Evaluation: we have some automatic evaluation (word-error rate, naïve coverage) in our wiki but we should select some language pairs for evaluation. Gap-filling (see this recent paper and references therein) could be used when we expect a langauge pair to be used for gisting. For language pairs which may be used for dissemination, we could pay professional post-editors. The Universitat d'Alacant has experience on this (we had four people post-editing for a week, and we spent about €3000). Tools like PET could be used. But there are also some unexplored usages of Apertium such as interactive machine translation (see also this paper). Things we can spend our money on:
- Gisting evaluation, via gap-filling of selected languages. The technique is mature enough to detect usefulness.
- Post-editing evaluation of selected languages. Comparative where other MT systems are available.

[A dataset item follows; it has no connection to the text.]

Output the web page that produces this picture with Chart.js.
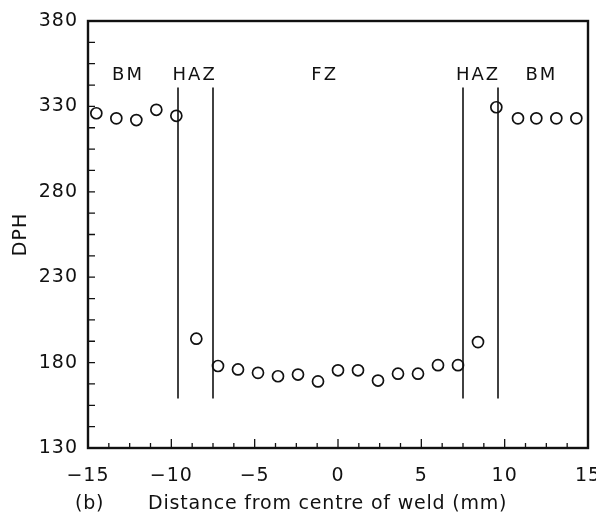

- ftyers: These should also be a comparative evaluation with other systems/engines, such as Mikel Artetxe's monoses. In terms of language coverage, I'd like to make it wider rather than shallower, even if it means that there is less evaluation material. If we have a lot of languages, we could release it/publish it as an MT evaluation corpus, like the newscommentary test set. Another approach would be to define an "Apertium-standard" evaluation, that we could then pay people to do as/when. e.g.

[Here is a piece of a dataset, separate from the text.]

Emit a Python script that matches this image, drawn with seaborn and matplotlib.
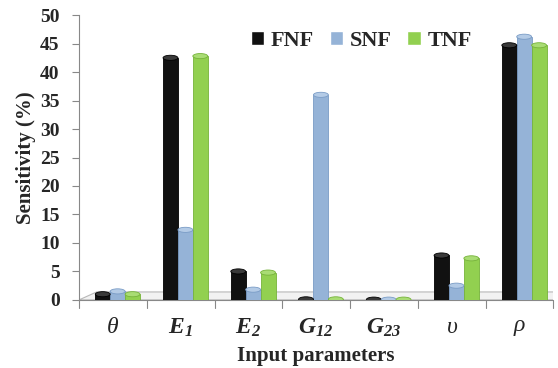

- Naïve coverage, number of entries, top unknown words (by domain)
- Translation quality (postedit WER) 2000 words[?]
- Comparison with other system (postedit WER) 2000 words[?]
- Gap filling success
- Comparison with other system
- Classification of translation errors by module
- ftyers: These should also be a comparative evaluation with other systems/engines, such as Mikel Artetxe's monoses. In terms of language coverage, I'd like to make it wider rather than shallower, even if it means that there is less evaluation material. If we have a lot of languages, we could release it/publish it as an MT evaluation corpus, like the newscommentary test set. Another approach would be to define an "Apertium-standard" evaluation, that we could then pay people to do as/when. e.g.
GSoC proposals. Very specific proposals that should be part of GSoC 2019 if we can find interested people ("Mikel's list"), to be fleshed out.

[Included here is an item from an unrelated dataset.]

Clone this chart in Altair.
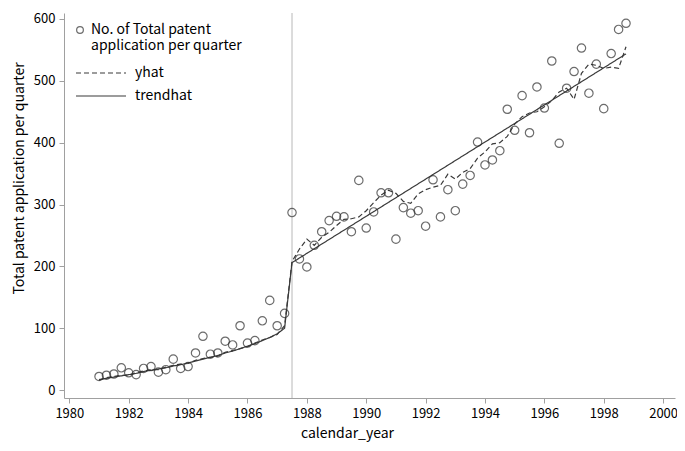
import altair as alt
import pandas as pd

FONT = "Noto Sans CJK JP"

# quarterly time points 1981Q1 .. 1998Q4
quarters = [y + q / 4 for y in range(1981, 1999) for q in range(4)]

patents = [22, 24, 26, 36, 28, 25, 35, 38, 29, 33,
           50, 35, 38, 60, 87, 58, 60, 79, 73, 104,
           76, 80, 112, 145, 104, 124,
           287,
           212, 199, 234, 256, 274, 281, 280, 256, 339,
           262, 288, 319, 319, 244, 295, 286, 290, 265, 340,
           280, 324, 290, 333, 347, 401, 364, 372, 387, 454,
           420, 476, 416, 490, 456, 532, 399, 488, 515, 553,
           480, 527, 455, 544, 583, 593]

yhat = [16, 20, 22, 24, 24, 28, 31, 33, 33, 37, 40, 42, 43, 48, 51, 53, 55, 61, 64, 67,
        70, 76, 81, 85, 90, 104,
        208, 228, 244, 234, 247, 255, 266, 276, 277, 280, 290, 303, 315, 323, 318, 305,
        302, 317, 324, 328, 331, 349, 341, 352, 358, 375, 385, 398, 400, 410, 430, 442,
        448, 450, 458, 468, 482, 488, 470, 512, 527, 525, 520, 522, 520, 555]

trendhat = [17, 19, 21, 23, 25, 27, 30, 32, 34, 36, 39, 41, 44, 47, 50, 53, 56, 60, 63, 67,
            71, 75, 80, 85, 91, 100,
            206, 213.5, 221, 228.5, 236, 243.5, 251, 258.5, 266, 273.5, 281, 288.5, 296,
            303.5, 311, 318.5, 326, 333.5, 341, 348.5, 356, 363.5, 371, 378.5, 386, 393.5,
            401, 408.5, 416, 423.5, 431, 438.5, 446, 453.5, 461, 468.5, 476, 483.5, 491,
            498.5, 506, 513.5, 521, 528.5, 536, 543.5]

break_year = [1987.5]
x_ticks = list(range(1980, 2001, 2))
y_ticks = list(range(0, 601, 100))

point_label = "No. of Total patent|application per quarter"

pts_df = pd.DataFrame({"t": quarters, "v": patents, "pt": [point_label] * len(quarters)})
yhat_df = pd.DataFrame({"t": quarters, "v": yhat, "series": ["yhat"] * len(quarters)})
trend_df = pd.DataFrame({"t": quarters, "v": trendhat, "series": ["trendhat"] * len(quarters)})
rule_df = pd.DataFrame({"t": break_year})

x_scale = alt.Scale(domain=[1979.82, 2000.4], nice=False, zero=False)
y_scale = alt.Scale(domain=[-12.8, 609.6], nice=False, zero=False)

x_axis = alt.Axis(values=x_ticks, format="d", title="calendar_year", grid=False,
                  labelPadding=4,
                  titleX=283, titleY=35, titleBaseline="middle", titleAlign="center")
y_axis = alt.Axis(values=y_ticks, format="d", title="Total patent application per quarter",
                  grid=False, titleX=-45, titleY=165, titleAngle=-90,
                  titleAlign="center", titleBaseline="middle")

X = alt.X("t:Q", scale=x_scale, axis=x_axis)
Y = alt.Y("v:Q", scale=y_scale, axis=y_axis)


def line_legend(y):
    return alt.Legend(orient="none", legendX=11, legendY=y, title=None,
                      symbolType="M-1,0H1", symbolSize=2500, symbolStrokeWidth=1.2,
                      symbolStrokeColor="#3a3a3a", labelOffset=8,
                      labelFontSize=14, labelFont=FONT, labelColor="#000")


rule = alt.Chart(rule_df).mark_rule(color="#b8b8b8", strokeWidth=1).encode(x=X)

yhat_line = alt.Chart(yhat_df).mark_line(color="#3a3a3a", strokeWidth=1.2).encode(
    x=X, y=Y,
    strokeDash=alt.StrokeDash("series:N", scale=alt.Scale(domain=["yhat"], range=[[5, 3]]),
                              legend=line_legend(34)),
)

trend_line = alt.Chart(trend_df).mark_line(color="#3a3a3a", strokeWidth=1.2).encode(
    x=X, y=Y,
    strokeDash=alt.StrokeDash("series:N", scale=alt.Scale(domain=["trendhat"], range=[[1, 0]]),
                              legend=line_legend(57)),
)

points = alt.Chart(pts_df).mark_point(filled=False, color="#2e2e2e", size=70, strokeWidth=1.2).encode(
    x=X, y=Y,
    shape=alt.Shape(
        "pt:N",
        scale=alt.Scale(range=["circle"]),
        legend=alt.Legend(orient="none", legendX=9, legendY=10, title=None,
                          symbolSize=45, symbolStrokeColor="#2e2e2e", symbolFillColor="transparent",
                          symbolStrokeWidth=1.2, labelOffset=4,
                          labelExpr="split(datum.label, '|')",
                          labelFontSize=14, labelFont=FONT, labelColor="#000"),
    ),
)

chart = alt.layer(rule, yhat_line, trend_line, points).resolve_scale(
    strokeDash="independent"
).properties(
    width=611, height=385,
    autosize=alt.AutoSizeParams(type="none"),
    padding={"left": 56, "top": 5, "right": 2, "bottom": 45},
).configure_view(stroke=None).configure_axis(
    domainColor="#a0a0a0", tickColor="#a0a0a0", tickSize=5, labelPadding=4,
    labelFont=FONT, labelFontSize=13, labelColor="#000",
    titleFont=FONT, titleFontSize=14, titleFontWeight="normal", titleColor="#000",
)

chart.save("out.html", embed_options={"renderer": "svg", "actions": False})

- Improve the quality of Occitan pairs. Contact Occitanists so that they get involved and spread the word.
- Retake Breton.
- ftyers: Good idea, but I'm not sure/would have to think where to start.
- Start languages in the Google-served, FOSS-orphan set (e.g. Swahili, Hausa, Igbo, Yoruba, Gujarati, etc.)
- ftyers Agree with this.
- Update the functionality of the Java engine. Port a CG3 engine. Port (or adapt existing) HFST engine.
- ftyers: Disagree with this one. Perhaps I would rephrase it "get pipeline for C++ to Android" or "get pipeline for generating from C++ to usage in OmegaT". I would like to add a section on integration/interoperability with other language data. Currently the UD project has freely-licensed annotated corpora for a good many languages in Apertium. Using them in Apertium is problematic because of different tokenisation standards and different tagsets. There should be some effort to make these more interoperable so that we can avoid duplicating effort (having people annotate English text).
- ftyers: *MEETING PROPOSAL*: If many people are going to be in Dublin this year for the MT Summit, how about having an Apertium meeting/workshop where we flesh this stuff out and try and gain some direction? It won't be in time for GSOC this year, but it's definitely nearly ten years since we had a real planning meeting.